• [Available data]
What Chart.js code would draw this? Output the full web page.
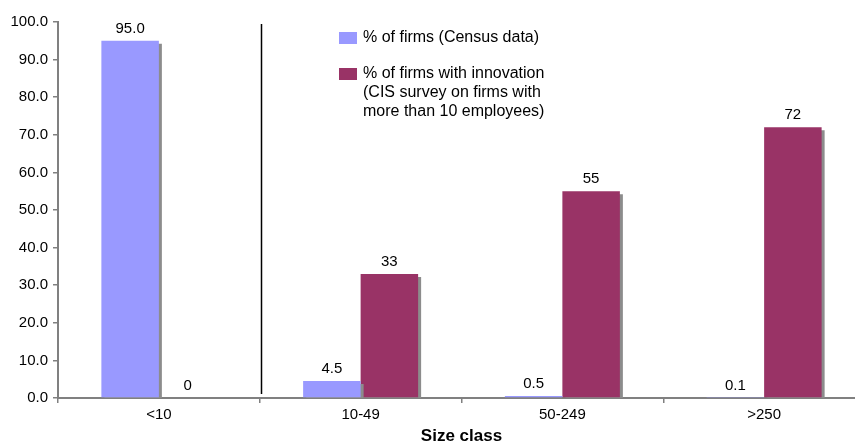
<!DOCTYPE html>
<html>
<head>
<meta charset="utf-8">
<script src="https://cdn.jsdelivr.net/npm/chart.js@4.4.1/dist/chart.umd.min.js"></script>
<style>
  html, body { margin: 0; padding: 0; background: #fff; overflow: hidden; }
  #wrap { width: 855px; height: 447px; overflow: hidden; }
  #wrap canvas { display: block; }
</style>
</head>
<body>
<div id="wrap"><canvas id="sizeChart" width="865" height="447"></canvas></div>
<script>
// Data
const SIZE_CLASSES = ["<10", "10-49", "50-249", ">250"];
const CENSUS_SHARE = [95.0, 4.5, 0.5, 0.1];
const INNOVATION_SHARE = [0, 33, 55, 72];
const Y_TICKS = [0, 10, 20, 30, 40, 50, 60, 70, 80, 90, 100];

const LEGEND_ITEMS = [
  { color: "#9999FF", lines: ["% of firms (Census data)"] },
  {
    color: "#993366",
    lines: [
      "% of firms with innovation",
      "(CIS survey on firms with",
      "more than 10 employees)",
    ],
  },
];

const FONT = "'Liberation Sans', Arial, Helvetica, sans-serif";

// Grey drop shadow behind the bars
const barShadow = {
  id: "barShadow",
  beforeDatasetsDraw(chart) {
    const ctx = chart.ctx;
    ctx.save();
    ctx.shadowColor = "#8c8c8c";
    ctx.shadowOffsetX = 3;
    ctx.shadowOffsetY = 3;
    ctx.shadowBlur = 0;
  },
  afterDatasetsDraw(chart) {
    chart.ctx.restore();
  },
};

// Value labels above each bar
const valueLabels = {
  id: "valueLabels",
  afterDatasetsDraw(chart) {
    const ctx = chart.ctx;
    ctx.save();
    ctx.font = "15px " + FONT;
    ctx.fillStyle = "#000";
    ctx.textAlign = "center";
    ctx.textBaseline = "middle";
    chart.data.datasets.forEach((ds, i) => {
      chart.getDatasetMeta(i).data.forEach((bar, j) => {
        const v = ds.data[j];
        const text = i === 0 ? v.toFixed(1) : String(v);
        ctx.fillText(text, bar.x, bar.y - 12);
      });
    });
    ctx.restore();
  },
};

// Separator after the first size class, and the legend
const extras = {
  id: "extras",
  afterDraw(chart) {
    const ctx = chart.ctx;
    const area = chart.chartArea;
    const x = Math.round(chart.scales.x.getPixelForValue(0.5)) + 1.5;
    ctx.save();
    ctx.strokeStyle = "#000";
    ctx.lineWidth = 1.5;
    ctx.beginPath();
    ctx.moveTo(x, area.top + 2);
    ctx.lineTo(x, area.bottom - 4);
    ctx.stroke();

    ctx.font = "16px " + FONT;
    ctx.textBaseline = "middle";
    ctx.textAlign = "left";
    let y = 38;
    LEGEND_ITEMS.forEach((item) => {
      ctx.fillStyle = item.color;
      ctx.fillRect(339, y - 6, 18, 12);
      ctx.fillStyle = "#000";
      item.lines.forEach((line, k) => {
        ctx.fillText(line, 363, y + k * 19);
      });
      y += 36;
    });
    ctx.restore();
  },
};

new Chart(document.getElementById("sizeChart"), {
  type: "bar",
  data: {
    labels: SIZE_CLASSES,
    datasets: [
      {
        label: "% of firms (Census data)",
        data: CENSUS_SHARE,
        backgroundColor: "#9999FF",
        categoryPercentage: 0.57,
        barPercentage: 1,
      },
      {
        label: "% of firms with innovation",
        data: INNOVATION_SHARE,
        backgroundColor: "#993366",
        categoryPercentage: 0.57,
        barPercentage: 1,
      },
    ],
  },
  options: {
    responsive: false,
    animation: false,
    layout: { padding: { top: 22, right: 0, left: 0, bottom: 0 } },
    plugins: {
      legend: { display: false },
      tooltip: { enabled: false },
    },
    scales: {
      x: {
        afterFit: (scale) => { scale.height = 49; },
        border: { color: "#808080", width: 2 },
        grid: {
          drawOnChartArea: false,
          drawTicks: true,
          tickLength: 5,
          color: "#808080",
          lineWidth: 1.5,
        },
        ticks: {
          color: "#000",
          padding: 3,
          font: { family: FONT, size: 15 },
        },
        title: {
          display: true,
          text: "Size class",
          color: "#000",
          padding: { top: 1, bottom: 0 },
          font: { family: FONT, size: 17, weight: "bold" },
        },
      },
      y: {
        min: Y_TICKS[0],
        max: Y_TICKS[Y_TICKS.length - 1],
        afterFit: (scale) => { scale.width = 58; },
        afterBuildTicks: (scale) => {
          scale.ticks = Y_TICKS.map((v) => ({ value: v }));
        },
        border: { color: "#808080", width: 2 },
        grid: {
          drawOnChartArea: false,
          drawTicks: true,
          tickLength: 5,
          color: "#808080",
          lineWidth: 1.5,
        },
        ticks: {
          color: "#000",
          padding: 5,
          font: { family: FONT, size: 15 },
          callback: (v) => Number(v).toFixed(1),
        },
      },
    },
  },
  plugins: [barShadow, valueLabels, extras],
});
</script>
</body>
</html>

• [Aim] Leave out the pictures and copy the rest of the material above exactly.

• [Full answer]
What Chart.js code would draw this? Output the full web page.
<!DOCTYPE html>
<html>
<head>
<meta charset="utf-8">
<script src="https://cdn.jsdelivr.net/npm/chart.js@4.4.1/dist/chart.umd.min.js"></script>
<style>
  html, body { margin: 0; padding: 0; background: #fff; overflow: hidden; }
  #wrap { width: 855px; height: 447px; overflow: hidden; }
  #wrap canvas { display: block; }
</style>
</head>
<body>
<div id="wrap"><canvas id="sizeChart" width="865" height="447"></canvas></div>
<script>
// Data
const SIZE_CLASSES = ["<10", "10-49", "50-249", ">250"];
const CENSUS_SHARE = [95.0, 4.5, 0.5, 0.1];
const INNOVATION_SHARE = [0, 33, 55, 72];
const Y_TICKS = [0, 10, 20, 30, 40, 50, 60, 70, 80, 90, 100];

const LEGEND_ITEMS = [
  { color: "#9999FF", lines: ["% of firms (Census data)"] },
  {
    color: "#993366",
    lines: [
      "% of firms with innovation",
      "(CIS survey on firms with",
      "more than 10 employees)",
    ],
  },
];

const FONT = "'Liberation Sans', Arial, Helvetica, sans-serif";

// Grey drop shadow behind the bars
const barShadow = {
  id: "barShadow",
  beforeDatasetsDraw(chart) {
    const ctx = chart.ctx;
    ctx.save();
    ctx.shadowColor = "#8c8c8c";
    ctx.shadowOffsetX = 3;
    ctx.shadowOffsetY = 3;
    ctx.shadowBlur = 0;
  },
  afterDatasetsDraw(chart) {
    chart.ctx.restore();
  },
};

// Value labels above each bar
const valueLabels = {
  id: "valueLabels",
  afterDatasetsDraw(chart) {
    const ctx = chart.ctx;
    ctx.save();
    ctx.font = "15px " + FONT;
    ctx.fillStyle = "#000";
    ctx.textAlign = "center";
    ctx.textBaseline = "middle";
    chart.data.datasets.forEach((ds, i) => {
      chart.getDatasetMeta(i).data.forEach((bar, j) => {
        const v = ds.data[j];
        const text = i === 0 ? v.toFixed(1) : String(v);
        ctx.fillText(text, bar.x, bar.y - 12);
      });
    });
    ctx.restore();
  },
};

// Separator after the first size class, and the legend
const extras = {
  id: "extras",
  afterDraw(chart) {
    const ctx = chart.ctx;
    const area = chart.chartArea;
    const x = Math.round(chart.scales.x.getPixelForValue(0.5)) + 1.5;
    ctx.save();
    ctx.strokeStyle = "#000";
    ctx.lineWidth = 1.5;
    ctx.beginPath();
    ctx.moveTo(x, area.top + 2);
    ctx.lineTo(x, area.bottom - 4);
    ctx.stroke();

    ctx.font = "16px " + FONT;
    ctx.textBaseline = "middle";
    ctx.textAlign = "left";
    let y = 38;
    LEGEND_ITEMS.forEach((item) => {
      ctx.fillStyle = item.color;
      ctx.fillRect(339, y - 6, 18, 12);
      ctx.fillStyle = "#000";
      item.lines.forEach((line, k) => {
        ctx.fillText(line, 363, y + k * 19);
      });
      y += 36;
    });
    ctx.restore();
  },
};

new Chart(document.getElementById("sizeChart"), {
  type: "bar",
  data: {
    labels: SIZE_CLASSES,
    datasets: [
      {
        label: "% of firms (Census data)",
        data: CENSUS_SHARE,
        backgroundColor: "#9999FF",
        categoryPercentage: 0.57,
        barPercentage: 1,
      },
      {
        label: "% of firms with innovation",
        data: INNOVATION_SHARE,
        backgroundColor: "#993366",
        categoryPercentage: 0.57,
        barPercentage: 1,
      },
    ],
  },
  options: {
    responsive: false,
    animation: false,
    layout: { padding: { top: 22, right: 0, left: 0, bottom: 0 } },
    plugins: {
      legend: { display: false },
      tooltip: { enabled: false },
    },
    scales: {
      x: {
        afterFit: (scale) => { scale.height = 49; },
        border: { color: "#808080", width: 2 },
        grid: {
          drawOnChartArea: false,
          drawTicks: true,
          tickLength: 5,
          color: "#808080",
          lineWidth: 1.5,
        },
        ticks: {
          color: "#000",
          padding: 3,
          font: { family: FONT, size: 15 },
        },
        title: {
          display: true,
          text: "Size class",
          color: "#000",
          padding: { top: 1, bottom: 0 },
          font: { family: FONT, size: 17, weight: "bold" },
        },
      },
      y: {
        min: Y_TICKS[0],
        max: Y_TICKS[Y_TICKS.length - 1],
        afterFit: (scale) => { scale.width = 58; },
        afterBuildTicks: (scale) => {
          scale.ticks = Y_TICKS.map((v) => ({ value: v }));
        },
        border: { color: "#808080", width: 2 },
        grid: {
          drawOnChartArea: false,
          drawTicks: true,
          tickLength: 5,
          color: "#808080",
          lineWidth: 1.5,
        },
        ticks: {
          color: "#000",
          padding: 5,
          font: { family: FONT, size: 15 },
          callback: (v) => Number(v).toFixed(1),
        },
      },
    },
  },
  plugins: [barShadow, valueLabels, extras],
});
</script>
</body>
</html>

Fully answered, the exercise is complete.